Usually fixable (worth considering):
Hems too long or too short (with adequate allowance)
Waist slightly too loose (taking in)
Waist slightly too snug (with seam allowance)
Sleeve length too long (shortening from the cuff)
Loose buttons, missing hooks, small seam gaps
Outdated shoulder pads that can be removed
Sometimes fixable (proceed with caution):
Waist too snug without seam allowance (requires added fabric or creative reconstruction)
Zipper replacement (cost varies widely)
Lining repairs or partial replacement
Sleeves slightly too tight (depends on seam allowance and fabric)
Small moth holes in discreet locations
Rarely fixable (leave behind):
Shoulders too wide or too narrow (structural, expensive, often unsuccessful)
Armholes too tight or too loose (difficult to reshape)
Fabric shattering, dry rot, or widespread thinning
Broken or missing buttons that cannot be matched
Zippers on garments where the zipper is integral to the design (replacing changes the look)
Pieces where the alterations cost more than the garment is worth to you
Tailoring is a gift. It's the thing that turns a vintage piece from "almost mine" into "mine." But it's not a rescue mission. A garment that needs too much work — that requires you to rebuild its shoulders, or recut its hips, or replace its entire lining — is not a project. It's a sign that the piece belongs to someone else, someone whose body matches its measurements without intervention.

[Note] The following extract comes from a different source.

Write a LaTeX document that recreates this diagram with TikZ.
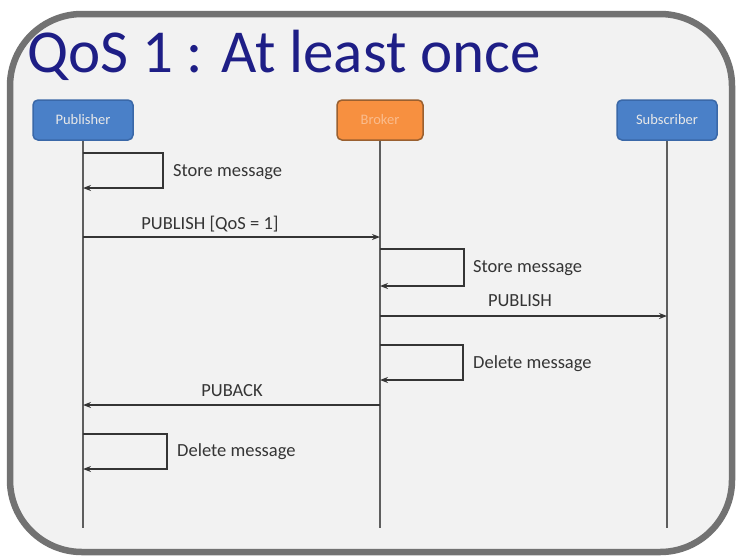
\documentclass[tikz,border=0pt]{standalone}
\usepackage{fontspec}
\setmainfont{Carlito}
\usetikzlibrary{arrows.meta}
\definecolor{titleblue}{HTML}{1E1E86}
\definecolor{pubblue}{HTML}{4A80C8}
\definecolor{pubborder}{HTML}{3A68A8}
\definecolor{brokerorange}{HTML}{F79040}
\definecolor{brokerborder}{HTML}{9A6030}
\definecolor{framegray}{HTML}{727272}
\definecolor{linegray}{HTML}{5E5E5E}
\definecolor{textgray}{HTML}{353535}
\definecolor{bggray}{HTML}{F2F2F2}
\begin{document}
\begin{tikzpicture}[x=1pt,y=-1pt,
  actor/.style={draw, line width=1.5pt, rounded corners=5pt, minimum height=40pt, inner sep=0pt, font=\fontsize{14.5}{16}\selectfont, text=white!82!gray},
  lifeline/.style={draw=linegray, line width=2.8pt},
  msg/.style={draw=textgray, line width=1.8pt, -{Stealth[length=8pt,width=6pt]}},
  lbl/.style={font=\fontsize{18.5}{20}\selectfont, text=textgray, inner sep=1pt}]
\useasboundingbox (0,0) rectangle (736,558);
\fill[white] (0,0) rectangle (736,558);
% frame
\draw[framegray, line width=6.5pt, fill=bggray, rounded corners=72pt] (10,14) rectangle (732,552);
% title
\node[anchor=base west, inner sep=0pt, text=titleblue, font=\fontsize{61}{70}\selectfont] (title) at (27,72) {QoS 1 : At least once};
% actors
\node[actor, fill=pubblue, draw=pubborder, minimum width=100pt] (pub) at (83,120) {Publisher};
\node[actor, fill=brokerorange, draw=brokerborder, minimum width=86pt, text=brokerorange!60!white] (brk) at (380,120) {Broker};
\node[actor, fill=pubblue, draw=pubborder, minimum width=100pt] (sub) at (667,120) {Subscriber};
% lifeline ends
\coordinate (pubend) at (83,528);
\coordinate (brkend) at (380,528);
\coordinate (subend) at (667,528);
\draw[lifeline] (pub.south) -- (pubend);
\draw[lifeline] (brk.south) -- (brkend);
\draw[lifeline] (sub.south) -- (subend);
% lifeline points
\coordinate (p1) at (83,153); \coordinate (p2) at (83,188);
\coordinate (p3) at (83,237); \coordinate (b3) at (380,237);
\coordinate (b4) at (380,249); \coordinate (b5) at (380,286);
\coordinate (b6) at (380,316); \coordinate (s6) at (667,316);
\coordinate (b7) at (380,345); \coordinate (b8) at (380,380);
\coordinate (b9) at (380,405); \coordinate (p9) at (83,405);
\coordinate (p10) at (83,434); \coordinate (p11) at (83,469);
% self loop publisher store
\draw[msg] (p1) -- (163,153) -- (163,188) -- (p2);
\node[lbl, anchor=west] (l1) at (172,172) {Store message};
% publish qos1
\draw[msg] (p3) -- (b3);
\node[lbl] (l2) at (210,224) {PUBLISH [QoS = 1]};
% broker store
\draw[msg] (b4) -- (464,249) -- (464,286) -- (b5);
\node[lbl, anchor=west] (l3) at (472,268) {Store message};
% publish
\draw[msg] (b6) -- (s6);
\node[lbl] (l4) at (520,301) {PUBLISH};
% broker delete
\draw[msg] (b7) -- (463,345) -- (463,380) -- (b8);
\node[lbl, anchor=west] (l5) at (472,364) {Delete message};
% puback
\draw[msg] (b9) -- (p9);
\node[lbl] (l6) at (232,391) {PUBACK};
% publisher delete
\draw[msg] (p10) -- (167,434) -- (167,469) -- (p11);
\node[lbl, anchor=west] (l7) at (176,452) {Delete message};
\end{tikzpicture}
\end{document}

The best vintage pieces I own are the ones that fit me well enough from the start — close in the shoulders, forgiving at the waist, right in the length or just slightly too long. The tailoring I've done on them has been minor, a refinement rather than a reconstruction. Those are the pieces I reach for, year after year, because they feel like they were made for me. And in a way, after the tailor's careful work, they were.
Style should feel collected, not crowded. Part of collecting wisely is knowing what to bring home, what to alter, and what to leave on the rack for the next woman — the one whose shoulders it will fit perfectly, with no alterations at all.